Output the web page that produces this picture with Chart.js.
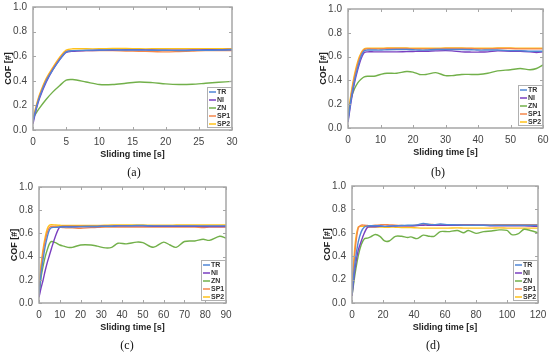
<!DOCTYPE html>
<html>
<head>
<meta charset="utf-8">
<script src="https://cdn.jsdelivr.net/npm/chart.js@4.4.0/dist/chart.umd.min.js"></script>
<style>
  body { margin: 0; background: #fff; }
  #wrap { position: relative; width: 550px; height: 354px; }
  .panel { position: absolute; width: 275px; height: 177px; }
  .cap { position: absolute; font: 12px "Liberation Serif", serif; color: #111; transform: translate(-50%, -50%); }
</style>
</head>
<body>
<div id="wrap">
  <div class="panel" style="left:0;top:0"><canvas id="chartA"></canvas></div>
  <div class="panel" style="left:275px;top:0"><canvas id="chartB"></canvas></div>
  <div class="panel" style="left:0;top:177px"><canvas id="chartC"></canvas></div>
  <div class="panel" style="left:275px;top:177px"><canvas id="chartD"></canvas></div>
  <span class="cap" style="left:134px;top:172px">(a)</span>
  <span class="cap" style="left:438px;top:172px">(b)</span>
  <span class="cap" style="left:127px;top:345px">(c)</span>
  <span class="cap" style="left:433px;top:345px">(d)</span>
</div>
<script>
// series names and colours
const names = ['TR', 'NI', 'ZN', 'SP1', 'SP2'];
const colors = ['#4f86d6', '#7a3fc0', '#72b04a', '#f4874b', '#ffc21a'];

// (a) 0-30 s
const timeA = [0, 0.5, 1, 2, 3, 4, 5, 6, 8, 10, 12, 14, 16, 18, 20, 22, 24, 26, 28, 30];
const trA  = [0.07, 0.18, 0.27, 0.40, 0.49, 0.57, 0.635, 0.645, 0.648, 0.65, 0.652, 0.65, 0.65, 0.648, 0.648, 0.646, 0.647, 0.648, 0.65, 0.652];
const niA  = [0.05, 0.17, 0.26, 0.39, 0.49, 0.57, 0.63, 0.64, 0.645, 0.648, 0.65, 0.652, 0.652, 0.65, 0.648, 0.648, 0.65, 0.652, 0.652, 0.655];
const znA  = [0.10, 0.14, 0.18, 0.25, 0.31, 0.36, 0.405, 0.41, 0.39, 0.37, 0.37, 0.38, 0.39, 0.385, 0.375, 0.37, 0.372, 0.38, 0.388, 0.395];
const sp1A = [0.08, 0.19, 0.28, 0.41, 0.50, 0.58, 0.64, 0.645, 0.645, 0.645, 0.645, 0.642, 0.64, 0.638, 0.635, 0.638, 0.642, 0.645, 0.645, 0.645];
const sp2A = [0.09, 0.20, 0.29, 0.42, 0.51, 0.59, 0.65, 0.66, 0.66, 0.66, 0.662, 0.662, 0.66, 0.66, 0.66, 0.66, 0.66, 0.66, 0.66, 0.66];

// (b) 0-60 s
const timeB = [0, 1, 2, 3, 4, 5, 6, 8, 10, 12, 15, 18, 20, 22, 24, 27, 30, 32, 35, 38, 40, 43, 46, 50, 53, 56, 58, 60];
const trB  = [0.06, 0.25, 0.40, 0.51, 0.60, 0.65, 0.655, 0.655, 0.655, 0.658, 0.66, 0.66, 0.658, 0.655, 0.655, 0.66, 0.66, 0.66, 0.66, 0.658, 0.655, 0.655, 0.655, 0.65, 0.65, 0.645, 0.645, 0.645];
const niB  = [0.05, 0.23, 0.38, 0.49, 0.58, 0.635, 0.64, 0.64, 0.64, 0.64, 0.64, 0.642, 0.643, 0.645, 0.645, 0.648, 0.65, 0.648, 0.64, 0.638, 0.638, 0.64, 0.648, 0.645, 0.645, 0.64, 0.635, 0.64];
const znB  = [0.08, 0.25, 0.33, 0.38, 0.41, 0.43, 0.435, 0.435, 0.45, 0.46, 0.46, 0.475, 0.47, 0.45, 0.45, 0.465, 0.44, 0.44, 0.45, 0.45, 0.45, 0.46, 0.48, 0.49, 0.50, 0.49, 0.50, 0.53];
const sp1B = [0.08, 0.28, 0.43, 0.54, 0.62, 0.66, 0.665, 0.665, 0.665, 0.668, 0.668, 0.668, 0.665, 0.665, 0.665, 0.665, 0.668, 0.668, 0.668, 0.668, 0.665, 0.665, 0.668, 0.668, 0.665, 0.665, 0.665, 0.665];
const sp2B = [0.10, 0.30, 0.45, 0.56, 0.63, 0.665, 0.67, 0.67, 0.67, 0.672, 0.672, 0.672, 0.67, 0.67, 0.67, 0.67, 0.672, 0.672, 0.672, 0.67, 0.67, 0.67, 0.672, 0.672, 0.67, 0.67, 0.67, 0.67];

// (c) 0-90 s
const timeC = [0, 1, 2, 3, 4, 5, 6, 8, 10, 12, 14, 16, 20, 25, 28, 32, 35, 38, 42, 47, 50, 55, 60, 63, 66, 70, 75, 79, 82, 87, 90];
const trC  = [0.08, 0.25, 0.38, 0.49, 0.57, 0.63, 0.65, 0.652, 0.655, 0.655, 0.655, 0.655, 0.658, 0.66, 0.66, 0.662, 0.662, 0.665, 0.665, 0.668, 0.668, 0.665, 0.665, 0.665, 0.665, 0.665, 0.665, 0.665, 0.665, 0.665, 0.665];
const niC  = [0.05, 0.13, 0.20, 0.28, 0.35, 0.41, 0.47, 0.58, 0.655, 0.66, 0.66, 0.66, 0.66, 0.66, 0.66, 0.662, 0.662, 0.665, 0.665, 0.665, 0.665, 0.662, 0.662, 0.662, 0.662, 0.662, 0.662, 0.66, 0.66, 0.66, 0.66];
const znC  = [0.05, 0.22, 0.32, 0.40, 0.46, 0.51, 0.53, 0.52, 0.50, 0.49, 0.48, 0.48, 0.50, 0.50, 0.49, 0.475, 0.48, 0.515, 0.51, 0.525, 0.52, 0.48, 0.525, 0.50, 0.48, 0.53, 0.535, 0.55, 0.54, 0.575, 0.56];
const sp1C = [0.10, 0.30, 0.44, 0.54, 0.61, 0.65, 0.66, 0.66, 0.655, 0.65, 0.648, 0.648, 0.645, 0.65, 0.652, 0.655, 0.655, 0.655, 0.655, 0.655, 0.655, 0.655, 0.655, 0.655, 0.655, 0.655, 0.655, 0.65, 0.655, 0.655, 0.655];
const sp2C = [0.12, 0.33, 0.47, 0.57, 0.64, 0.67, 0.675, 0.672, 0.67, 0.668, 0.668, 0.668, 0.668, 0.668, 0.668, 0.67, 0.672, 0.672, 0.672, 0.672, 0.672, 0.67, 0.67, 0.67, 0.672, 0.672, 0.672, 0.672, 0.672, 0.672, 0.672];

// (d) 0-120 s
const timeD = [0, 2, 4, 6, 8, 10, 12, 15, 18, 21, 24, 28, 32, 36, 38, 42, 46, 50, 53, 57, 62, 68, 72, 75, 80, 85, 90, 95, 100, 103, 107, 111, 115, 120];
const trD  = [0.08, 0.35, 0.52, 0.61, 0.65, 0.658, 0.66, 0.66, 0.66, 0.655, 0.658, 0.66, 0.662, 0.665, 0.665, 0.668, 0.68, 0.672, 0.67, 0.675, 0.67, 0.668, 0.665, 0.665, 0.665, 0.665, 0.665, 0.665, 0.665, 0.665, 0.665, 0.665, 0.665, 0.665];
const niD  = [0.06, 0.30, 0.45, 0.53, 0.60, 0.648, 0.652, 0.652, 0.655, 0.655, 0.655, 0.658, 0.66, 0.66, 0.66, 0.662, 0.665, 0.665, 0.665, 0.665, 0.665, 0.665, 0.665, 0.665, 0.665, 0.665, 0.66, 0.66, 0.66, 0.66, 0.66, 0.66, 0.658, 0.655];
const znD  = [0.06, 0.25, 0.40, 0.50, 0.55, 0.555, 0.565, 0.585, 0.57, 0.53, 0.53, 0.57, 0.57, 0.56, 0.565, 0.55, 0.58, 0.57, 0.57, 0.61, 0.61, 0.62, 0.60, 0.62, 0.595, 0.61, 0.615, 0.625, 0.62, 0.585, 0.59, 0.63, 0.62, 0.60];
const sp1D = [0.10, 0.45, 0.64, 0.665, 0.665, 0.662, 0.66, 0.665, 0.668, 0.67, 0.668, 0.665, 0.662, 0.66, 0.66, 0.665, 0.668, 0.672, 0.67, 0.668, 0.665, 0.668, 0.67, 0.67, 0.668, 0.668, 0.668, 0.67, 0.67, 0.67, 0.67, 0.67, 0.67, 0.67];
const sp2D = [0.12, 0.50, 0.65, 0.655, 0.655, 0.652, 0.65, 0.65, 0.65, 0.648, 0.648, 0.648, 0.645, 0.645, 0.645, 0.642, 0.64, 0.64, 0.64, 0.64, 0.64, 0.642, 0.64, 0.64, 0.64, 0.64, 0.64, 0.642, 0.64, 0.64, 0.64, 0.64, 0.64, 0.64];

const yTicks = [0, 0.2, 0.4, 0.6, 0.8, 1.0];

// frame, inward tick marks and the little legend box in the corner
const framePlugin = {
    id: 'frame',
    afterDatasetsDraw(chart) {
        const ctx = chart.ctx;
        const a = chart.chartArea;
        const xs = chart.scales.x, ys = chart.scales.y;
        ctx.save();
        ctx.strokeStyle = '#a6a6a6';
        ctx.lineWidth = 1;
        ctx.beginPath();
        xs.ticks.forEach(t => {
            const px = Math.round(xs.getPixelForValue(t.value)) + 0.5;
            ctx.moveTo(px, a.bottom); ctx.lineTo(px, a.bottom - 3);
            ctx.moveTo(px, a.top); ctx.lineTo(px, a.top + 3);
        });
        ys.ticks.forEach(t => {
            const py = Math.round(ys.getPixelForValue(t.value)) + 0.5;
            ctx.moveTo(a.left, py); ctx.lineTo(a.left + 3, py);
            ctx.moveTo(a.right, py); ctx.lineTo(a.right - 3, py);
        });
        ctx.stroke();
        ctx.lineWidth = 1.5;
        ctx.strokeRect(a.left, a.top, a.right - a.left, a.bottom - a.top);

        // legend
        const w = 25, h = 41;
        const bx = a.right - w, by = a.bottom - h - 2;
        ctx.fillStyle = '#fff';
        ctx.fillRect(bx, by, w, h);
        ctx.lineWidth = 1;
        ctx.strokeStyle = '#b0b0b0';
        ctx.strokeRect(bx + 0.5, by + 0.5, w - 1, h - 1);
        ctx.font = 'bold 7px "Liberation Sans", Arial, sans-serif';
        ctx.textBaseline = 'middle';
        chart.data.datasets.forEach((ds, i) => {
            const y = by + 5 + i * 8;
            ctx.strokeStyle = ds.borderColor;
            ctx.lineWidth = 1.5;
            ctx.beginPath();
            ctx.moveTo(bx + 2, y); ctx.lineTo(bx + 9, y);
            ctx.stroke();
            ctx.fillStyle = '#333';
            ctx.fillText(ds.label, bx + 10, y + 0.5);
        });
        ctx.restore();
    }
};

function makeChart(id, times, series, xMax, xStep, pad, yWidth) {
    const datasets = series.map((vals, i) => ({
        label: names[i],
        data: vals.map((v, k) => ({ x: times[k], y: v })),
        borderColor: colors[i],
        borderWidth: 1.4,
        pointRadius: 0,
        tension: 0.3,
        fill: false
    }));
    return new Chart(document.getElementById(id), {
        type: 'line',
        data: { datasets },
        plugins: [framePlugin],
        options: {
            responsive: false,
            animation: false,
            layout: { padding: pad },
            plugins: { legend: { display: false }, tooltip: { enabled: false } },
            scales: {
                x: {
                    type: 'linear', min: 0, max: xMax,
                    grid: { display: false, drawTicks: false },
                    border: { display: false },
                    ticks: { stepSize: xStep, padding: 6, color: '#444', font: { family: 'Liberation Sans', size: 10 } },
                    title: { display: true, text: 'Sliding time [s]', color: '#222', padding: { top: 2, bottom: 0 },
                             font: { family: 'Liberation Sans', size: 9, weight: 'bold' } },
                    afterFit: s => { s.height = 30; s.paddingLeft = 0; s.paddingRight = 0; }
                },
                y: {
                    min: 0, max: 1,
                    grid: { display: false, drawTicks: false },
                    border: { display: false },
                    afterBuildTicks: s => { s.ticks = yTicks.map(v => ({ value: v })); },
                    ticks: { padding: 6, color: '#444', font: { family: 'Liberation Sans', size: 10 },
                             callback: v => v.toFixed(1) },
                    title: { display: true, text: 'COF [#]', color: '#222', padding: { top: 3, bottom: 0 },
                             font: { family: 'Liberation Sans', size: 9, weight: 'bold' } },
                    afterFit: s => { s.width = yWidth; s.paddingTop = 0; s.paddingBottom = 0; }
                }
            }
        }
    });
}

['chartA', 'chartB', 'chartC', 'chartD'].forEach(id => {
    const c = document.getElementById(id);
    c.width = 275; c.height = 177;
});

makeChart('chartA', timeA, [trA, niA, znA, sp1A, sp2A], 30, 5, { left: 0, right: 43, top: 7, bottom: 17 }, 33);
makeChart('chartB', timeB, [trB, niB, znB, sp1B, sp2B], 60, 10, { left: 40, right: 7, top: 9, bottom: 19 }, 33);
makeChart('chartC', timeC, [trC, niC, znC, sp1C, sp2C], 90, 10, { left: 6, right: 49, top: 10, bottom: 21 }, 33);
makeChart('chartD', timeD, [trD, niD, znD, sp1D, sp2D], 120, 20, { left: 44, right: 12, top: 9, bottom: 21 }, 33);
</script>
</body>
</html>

-*-

EXERCISE BRIEF:
Leave out the pictures and repeat exactly the lines from the start of the material through the line that contains "['#4f86d6', '#7a3fc0', '#72b04a', '#f4874b', '#ffc21a'];", both included.

WRITTEN SOLUTION:
Output the web page that produces this picture with Chart.js.
<!DOCTYPE html>
<html>
<head>
<meta charset="utf-8">
<script src="https://cdn.jsdelivr.net/npm/chart.js@4.4.0/dist/chart.umd.min.js"></script>
<style>
  body { margin: 0; background: #fff; }
  #wrap { position: relative; width: 550px; height: 354px; }
  .panel { position: absolute; width: 275px; height: 177px; }
  .cap { position: absolute; font: 12px "Liberation Serif", serif; color: #111; transform: translate(-50%, -50%); }
</style>
</head>
<body>
<div id="wrap">
  <div class="panel" style="left:0;top:0"><canvas id="chartA"></canvas></div>
  <div class="panel" style="left:275px;top:0"><canvas id="chartB"></canvas></div>
  <div class="panel" style="left:0;top:177px"><canvas id="chartC"></canvas></div>
  <div class="panel" style="left:275px;top:177px"><canvas id="chartD"></canvas></div>
  <span class="cap" style="left:134px;top:172px">(a)</span>
  <span class="cap" style="left:438px;top:172px">(b)</span>
  <span class="cap" style="left:127px;top:345px">(c)</span>
  <span class="cap" style="left:433px;top:345px">(d)</span>
</div>
<script>
// series names and colours
const names = ['TR', 'NI', 'ZN', 'SP1', 'SP2'];
const colors = ['#4f86d6', '#7a3fc0', '#72b04a', '#f4874b', '#ffc21a'];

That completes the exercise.